What is expected:
Find the lines of data that contain the string "full", then list them.

Figure scripts
☆ ☆ ☆
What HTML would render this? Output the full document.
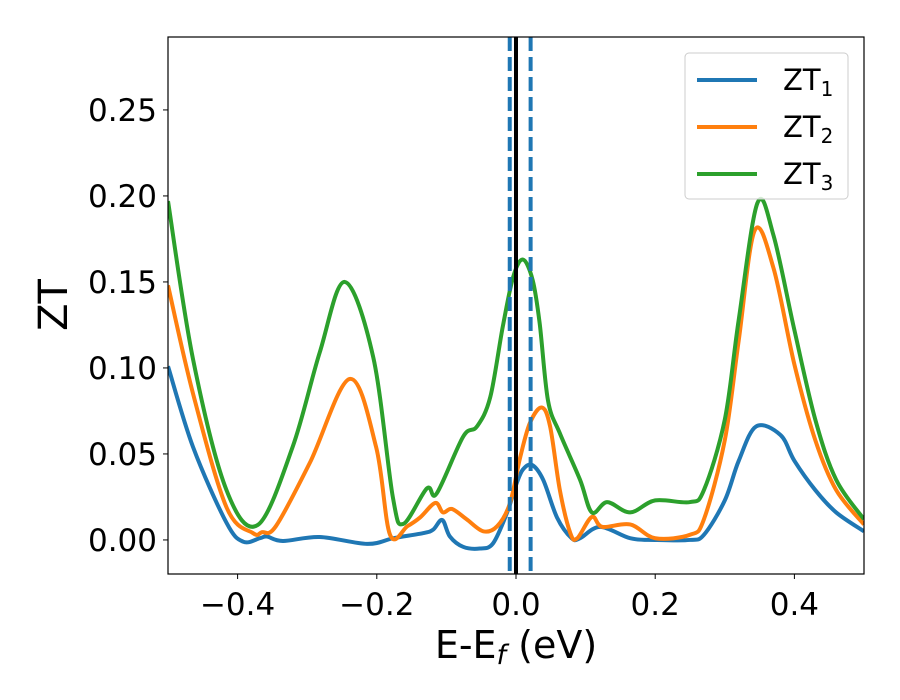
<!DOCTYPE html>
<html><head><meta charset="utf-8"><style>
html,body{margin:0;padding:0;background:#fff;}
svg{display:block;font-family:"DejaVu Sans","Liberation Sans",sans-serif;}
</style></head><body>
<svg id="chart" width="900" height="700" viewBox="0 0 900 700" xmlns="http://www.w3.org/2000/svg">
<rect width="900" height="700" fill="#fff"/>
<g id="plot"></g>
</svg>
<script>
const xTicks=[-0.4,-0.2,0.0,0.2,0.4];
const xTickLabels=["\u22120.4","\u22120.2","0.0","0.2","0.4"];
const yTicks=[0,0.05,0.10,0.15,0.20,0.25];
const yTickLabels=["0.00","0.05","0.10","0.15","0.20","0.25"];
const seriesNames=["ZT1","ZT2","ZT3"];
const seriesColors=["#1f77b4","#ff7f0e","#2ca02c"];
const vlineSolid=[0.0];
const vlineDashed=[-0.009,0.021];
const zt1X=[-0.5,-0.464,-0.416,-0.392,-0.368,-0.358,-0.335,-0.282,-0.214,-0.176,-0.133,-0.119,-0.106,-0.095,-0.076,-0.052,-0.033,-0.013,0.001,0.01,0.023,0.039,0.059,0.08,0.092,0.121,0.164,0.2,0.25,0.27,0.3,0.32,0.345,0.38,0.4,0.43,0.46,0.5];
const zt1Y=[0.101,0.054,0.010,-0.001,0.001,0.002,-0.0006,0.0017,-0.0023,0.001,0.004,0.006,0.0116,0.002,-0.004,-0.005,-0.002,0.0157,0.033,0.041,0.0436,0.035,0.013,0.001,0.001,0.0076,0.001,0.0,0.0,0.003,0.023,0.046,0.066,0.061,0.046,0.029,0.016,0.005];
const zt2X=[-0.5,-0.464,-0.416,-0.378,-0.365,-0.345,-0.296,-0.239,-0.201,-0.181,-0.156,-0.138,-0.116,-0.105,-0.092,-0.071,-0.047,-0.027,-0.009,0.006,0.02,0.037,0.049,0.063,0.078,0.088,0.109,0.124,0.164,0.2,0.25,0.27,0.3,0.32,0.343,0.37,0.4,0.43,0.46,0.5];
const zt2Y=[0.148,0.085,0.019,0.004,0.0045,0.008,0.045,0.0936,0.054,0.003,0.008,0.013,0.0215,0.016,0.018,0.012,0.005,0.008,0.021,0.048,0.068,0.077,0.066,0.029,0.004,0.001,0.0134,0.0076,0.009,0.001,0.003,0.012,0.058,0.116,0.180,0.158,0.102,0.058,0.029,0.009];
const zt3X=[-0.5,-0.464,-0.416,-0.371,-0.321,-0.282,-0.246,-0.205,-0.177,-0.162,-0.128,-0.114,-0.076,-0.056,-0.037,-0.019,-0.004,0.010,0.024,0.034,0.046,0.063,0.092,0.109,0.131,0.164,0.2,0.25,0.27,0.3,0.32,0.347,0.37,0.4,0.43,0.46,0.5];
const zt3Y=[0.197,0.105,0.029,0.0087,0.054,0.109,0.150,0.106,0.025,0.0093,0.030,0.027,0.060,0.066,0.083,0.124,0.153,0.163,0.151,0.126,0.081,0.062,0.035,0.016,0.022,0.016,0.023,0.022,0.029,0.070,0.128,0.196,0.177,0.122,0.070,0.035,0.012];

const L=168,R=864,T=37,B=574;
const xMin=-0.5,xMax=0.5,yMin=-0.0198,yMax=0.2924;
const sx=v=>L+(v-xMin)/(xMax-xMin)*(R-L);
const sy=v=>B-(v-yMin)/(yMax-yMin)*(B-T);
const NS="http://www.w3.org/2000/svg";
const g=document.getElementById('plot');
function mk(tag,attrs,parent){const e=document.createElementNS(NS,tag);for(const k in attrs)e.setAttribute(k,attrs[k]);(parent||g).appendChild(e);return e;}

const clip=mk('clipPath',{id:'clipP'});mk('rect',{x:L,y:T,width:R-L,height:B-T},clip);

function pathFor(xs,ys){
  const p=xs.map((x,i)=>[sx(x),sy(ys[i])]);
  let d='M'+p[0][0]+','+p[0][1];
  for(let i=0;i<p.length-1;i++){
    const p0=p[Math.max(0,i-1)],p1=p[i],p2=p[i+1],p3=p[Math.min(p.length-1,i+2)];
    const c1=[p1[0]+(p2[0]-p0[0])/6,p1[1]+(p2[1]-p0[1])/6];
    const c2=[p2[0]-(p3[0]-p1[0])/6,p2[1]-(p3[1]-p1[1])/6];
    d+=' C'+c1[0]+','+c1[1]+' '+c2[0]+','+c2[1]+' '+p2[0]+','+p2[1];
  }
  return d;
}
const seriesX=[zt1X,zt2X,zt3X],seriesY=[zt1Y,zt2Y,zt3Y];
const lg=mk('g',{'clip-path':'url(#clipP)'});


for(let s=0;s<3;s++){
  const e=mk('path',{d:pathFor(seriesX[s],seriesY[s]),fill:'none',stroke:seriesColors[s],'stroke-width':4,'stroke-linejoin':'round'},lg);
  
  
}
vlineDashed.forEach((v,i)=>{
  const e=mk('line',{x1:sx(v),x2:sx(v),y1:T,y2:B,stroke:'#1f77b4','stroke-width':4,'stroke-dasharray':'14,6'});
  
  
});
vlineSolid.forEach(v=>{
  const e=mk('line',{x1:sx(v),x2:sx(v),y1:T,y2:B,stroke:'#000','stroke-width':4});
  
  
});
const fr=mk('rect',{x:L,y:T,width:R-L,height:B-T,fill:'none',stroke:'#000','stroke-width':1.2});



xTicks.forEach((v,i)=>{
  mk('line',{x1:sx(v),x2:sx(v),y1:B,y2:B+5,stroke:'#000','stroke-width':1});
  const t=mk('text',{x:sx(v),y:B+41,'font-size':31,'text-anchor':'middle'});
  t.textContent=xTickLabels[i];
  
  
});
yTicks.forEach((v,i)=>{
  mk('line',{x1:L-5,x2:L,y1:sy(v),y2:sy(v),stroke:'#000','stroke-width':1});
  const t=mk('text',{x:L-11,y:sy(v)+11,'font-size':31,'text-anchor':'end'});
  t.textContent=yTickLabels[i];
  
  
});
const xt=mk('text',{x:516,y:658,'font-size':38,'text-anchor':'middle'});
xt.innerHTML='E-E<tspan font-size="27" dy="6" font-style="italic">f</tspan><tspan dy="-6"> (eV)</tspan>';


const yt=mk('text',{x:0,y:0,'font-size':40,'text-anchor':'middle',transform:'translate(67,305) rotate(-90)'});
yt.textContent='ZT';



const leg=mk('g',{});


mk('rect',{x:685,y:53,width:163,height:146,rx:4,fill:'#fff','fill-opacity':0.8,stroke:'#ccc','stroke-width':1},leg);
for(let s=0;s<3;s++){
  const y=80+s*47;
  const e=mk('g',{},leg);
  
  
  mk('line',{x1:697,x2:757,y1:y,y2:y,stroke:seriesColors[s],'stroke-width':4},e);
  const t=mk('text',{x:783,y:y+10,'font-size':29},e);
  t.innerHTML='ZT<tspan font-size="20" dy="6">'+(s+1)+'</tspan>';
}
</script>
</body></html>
☆ ☆ ☆
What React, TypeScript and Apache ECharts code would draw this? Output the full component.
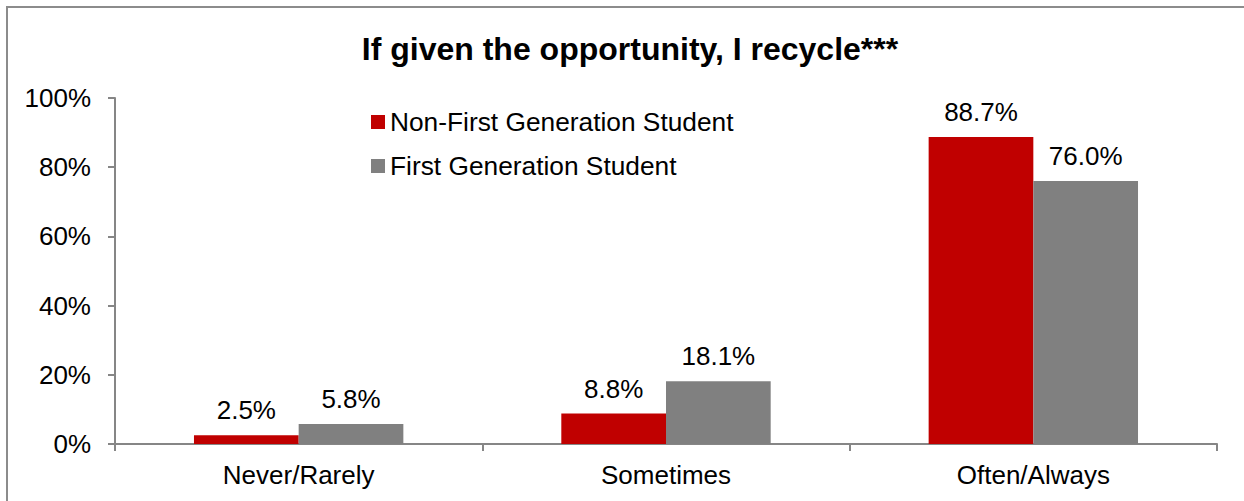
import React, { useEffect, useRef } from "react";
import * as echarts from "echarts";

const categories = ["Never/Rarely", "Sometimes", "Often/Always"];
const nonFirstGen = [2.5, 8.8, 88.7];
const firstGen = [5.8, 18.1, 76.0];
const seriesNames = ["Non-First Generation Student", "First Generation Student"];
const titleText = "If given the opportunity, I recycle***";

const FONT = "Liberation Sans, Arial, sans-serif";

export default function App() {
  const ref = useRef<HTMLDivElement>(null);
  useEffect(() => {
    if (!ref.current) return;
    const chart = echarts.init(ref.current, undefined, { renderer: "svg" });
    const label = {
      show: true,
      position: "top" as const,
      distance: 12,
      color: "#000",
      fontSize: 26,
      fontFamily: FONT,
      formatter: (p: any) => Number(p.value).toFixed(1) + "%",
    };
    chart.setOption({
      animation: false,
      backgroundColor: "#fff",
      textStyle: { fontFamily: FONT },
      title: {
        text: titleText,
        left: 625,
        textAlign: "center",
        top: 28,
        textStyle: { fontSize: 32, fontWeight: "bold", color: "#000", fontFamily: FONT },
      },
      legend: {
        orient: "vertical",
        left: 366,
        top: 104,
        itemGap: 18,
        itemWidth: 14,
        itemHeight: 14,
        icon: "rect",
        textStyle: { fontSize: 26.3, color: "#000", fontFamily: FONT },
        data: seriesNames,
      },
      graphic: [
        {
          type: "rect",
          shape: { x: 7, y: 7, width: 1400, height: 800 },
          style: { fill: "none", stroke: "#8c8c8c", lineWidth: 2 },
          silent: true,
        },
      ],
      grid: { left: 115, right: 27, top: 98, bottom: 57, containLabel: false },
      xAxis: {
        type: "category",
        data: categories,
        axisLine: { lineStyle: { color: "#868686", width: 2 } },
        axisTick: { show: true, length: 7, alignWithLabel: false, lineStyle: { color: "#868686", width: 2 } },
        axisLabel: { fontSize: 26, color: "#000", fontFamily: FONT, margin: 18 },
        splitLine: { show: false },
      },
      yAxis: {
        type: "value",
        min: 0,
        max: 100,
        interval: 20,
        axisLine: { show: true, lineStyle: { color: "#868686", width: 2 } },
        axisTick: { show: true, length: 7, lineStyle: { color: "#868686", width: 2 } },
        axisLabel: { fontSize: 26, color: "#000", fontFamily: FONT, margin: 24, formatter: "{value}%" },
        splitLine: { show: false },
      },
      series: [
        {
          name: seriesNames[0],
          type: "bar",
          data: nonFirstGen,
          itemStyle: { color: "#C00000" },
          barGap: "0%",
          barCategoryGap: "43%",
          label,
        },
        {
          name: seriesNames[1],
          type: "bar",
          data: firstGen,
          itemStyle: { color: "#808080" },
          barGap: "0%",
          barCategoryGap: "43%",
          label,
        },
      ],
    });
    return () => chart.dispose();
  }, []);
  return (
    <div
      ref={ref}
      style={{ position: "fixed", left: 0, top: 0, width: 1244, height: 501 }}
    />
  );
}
☆ ☆ ☆
Right answer:
What HTML would render this? Output the full document.
What React, TypeScript and Apache ECharts code would draw this? Output the full component.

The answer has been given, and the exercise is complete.